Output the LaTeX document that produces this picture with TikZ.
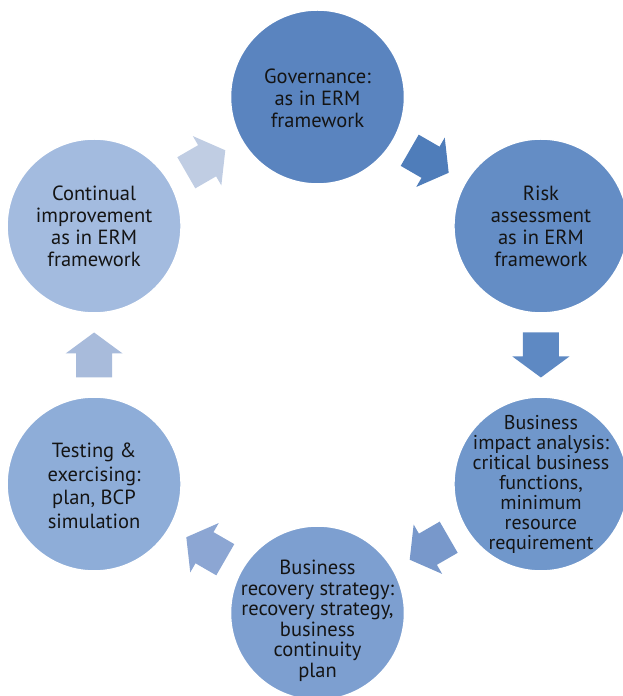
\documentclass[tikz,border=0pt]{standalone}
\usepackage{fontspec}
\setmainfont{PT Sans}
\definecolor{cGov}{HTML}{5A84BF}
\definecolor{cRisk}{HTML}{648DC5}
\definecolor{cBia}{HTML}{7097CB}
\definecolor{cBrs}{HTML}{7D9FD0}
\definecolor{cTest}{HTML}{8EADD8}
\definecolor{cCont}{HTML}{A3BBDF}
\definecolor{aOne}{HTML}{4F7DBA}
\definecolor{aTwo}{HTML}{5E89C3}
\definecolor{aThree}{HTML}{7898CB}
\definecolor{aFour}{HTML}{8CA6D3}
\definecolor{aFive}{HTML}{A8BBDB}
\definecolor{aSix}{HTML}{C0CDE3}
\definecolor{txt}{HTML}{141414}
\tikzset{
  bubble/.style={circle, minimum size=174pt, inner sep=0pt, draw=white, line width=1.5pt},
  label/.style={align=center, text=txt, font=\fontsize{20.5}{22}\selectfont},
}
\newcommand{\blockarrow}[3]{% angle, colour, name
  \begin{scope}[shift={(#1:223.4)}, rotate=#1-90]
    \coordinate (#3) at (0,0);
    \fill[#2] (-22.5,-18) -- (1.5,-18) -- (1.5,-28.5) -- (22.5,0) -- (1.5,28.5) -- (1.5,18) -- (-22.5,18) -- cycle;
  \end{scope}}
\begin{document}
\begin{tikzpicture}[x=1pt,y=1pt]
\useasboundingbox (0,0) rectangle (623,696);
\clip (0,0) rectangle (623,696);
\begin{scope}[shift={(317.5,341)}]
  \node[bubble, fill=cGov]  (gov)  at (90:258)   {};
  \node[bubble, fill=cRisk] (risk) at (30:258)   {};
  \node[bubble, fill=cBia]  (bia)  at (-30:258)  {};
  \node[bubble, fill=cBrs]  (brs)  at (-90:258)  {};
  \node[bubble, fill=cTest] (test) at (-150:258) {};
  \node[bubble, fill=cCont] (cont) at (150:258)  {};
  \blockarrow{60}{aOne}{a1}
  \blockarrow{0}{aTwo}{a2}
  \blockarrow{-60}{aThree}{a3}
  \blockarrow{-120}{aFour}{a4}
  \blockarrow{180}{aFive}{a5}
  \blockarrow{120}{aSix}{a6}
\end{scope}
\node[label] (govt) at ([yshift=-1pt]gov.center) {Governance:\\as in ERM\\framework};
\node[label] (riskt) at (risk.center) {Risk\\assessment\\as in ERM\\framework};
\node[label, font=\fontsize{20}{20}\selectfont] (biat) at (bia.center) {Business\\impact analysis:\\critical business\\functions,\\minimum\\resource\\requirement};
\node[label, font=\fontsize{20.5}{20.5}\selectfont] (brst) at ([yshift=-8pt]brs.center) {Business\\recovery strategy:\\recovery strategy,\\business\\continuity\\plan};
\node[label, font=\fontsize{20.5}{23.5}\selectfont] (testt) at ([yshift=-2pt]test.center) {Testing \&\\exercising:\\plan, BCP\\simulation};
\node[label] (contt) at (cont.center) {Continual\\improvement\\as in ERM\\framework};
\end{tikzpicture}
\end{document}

········

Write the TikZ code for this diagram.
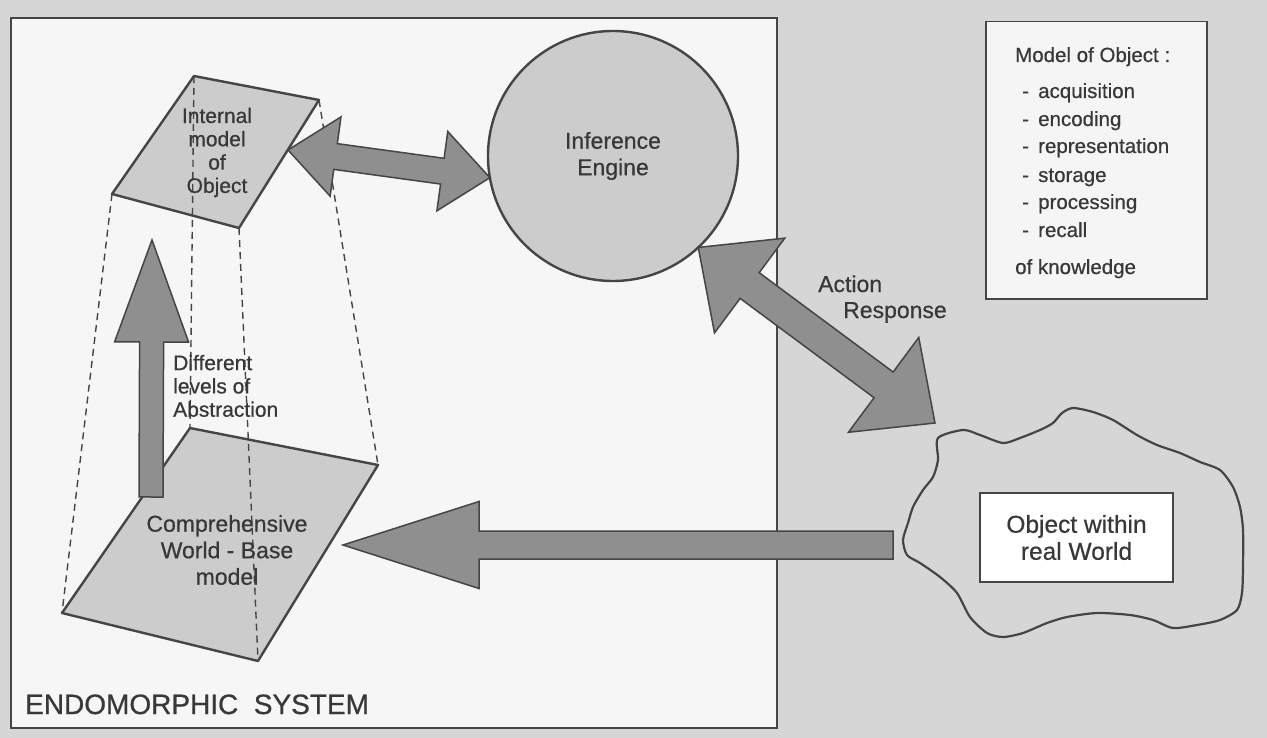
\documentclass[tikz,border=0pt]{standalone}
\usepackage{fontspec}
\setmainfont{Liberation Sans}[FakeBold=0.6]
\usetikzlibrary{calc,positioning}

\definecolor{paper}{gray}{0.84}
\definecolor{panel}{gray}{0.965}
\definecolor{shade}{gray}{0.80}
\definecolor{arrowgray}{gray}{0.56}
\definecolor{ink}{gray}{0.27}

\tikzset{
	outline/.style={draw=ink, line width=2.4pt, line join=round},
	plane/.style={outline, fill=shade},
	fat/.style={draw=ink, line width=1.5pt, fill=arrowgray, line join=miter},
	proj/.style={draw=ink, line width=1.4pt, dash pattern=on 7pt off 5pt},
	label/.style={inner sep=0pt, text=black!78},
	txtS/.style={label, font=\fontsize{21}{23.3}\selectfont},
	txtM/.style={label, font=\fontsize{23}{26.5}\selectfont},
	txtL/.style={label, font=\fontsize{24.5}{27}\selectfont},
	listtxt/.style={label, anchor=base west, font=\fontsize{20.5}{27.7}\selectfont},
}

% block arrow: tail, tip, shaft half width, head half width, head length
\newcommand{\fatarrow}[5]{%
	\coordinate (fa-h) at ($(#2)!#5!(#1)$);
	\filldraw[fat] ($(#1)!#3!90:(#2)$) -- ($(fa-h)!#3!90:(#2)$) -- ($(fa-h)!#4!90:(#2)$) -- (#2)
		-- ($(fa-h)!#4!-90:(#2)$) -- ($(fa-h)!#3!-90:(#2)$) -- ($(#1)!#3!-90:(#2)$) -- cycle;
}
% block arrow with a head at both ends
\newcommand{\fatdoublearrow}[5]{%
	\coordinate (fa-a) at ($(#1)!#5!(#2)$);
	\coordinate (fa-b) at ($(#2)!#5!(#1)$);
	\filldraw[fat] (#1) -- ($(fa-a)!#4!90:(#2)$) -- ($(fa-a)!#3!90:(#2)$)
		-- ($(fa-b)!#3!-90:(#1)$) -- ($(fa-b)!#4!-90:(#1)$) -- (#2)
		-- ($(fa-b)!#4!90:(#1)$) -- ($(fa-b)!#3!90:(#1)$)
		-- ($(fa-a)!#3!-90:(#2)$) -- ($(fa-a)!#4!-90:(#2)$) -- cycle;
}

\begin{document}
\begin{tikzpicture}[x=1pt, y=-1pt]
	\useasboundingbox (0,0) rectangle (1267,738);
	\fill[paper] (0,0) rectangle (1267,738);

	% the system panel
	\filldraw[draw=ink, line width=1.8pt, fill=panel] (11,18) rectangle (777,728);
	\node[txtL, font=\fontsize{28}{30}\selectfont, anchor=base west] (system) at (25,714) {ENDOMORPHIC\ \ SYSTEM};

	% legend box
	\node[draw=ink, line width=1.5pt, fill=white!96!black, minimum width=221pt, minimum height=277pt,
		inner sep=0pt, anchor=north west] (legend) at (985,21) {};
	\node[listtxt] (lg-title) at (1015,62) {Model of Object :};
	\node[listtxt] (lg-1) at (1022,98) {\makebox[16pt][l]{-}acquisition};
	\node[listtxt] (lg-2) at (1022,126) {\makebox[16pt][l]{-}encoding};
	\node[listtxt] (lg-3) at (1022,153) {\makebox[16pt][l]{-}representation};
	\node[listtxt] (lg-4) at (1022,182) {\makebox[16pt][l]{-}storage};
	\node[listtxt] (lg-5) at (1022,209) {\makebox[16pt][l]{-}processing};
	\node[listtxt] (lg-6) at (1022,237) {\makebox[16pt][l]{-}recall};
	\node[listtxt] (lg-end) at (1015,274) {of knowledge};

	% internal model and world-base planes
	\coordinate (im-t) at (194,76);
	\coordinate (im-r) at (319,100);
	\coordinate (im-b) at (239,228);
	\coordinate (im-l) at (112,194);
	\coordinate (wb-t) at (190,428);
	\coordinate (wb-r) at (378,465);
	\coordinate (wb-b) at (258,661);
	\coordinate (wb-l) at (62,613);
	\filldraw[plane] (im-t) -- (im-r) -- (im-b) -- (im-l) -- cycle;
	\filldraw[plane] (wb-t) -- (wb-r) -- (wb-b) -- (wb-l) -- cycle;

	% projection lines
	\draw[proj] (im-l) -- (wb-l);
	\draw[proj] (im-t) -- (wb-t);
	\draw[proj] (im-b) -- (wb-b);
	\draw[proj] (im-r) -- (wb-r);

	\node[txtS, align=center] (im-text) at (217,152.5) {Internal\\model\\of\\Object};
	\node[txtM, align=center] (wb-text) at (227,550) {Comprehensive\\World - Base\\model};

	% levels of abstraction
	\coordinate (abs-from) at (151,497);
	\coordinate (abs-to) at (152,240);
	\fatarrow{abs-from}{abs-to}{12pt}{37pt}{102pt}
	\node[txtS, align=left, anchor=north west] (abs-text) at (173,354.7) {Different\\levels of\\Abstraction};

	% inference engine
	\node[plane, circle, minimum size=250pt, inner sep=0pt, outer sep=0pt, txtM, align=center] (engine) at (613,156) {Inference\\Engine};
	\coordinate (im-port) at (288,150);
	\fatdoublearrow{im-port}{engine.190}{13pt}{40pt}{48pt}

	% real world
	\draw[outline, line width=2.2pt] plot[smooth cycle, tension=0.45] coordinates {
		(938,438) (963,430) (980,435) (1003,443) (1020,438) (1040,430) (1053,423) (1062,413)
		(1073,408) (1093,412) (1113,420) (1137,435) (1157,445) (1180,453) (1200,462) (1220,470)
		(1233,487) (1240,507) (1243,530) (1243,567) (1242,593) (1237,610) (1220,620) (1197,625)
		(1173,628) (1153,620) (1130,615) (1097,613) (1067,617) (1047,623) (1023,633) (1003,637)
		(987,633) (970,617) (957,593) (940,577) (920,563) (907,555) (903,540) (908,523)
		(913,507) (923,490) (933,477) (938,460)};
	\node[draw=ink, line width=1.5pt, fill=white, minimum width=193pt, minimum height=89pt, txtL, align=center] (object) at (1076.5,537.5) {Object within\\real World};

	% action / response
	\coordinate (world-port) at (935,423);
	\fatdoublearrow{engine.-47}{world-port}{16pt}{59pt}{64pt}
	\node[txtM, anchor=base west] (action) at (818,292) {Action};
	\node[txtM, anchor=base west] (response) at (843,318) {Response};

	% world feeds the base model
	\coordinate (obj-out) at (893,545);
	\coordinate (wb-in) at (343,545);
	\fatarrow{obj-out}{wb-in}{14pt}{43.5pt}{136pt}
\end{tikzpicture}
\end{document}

········

YOUR OBJECTIVE: Search the data for the string "this" and copy each line where it appears.

RESPONSE BELOW:
Output the LaTeX document that produces this picture with TikZ.
Write the TikZ code for this diagram.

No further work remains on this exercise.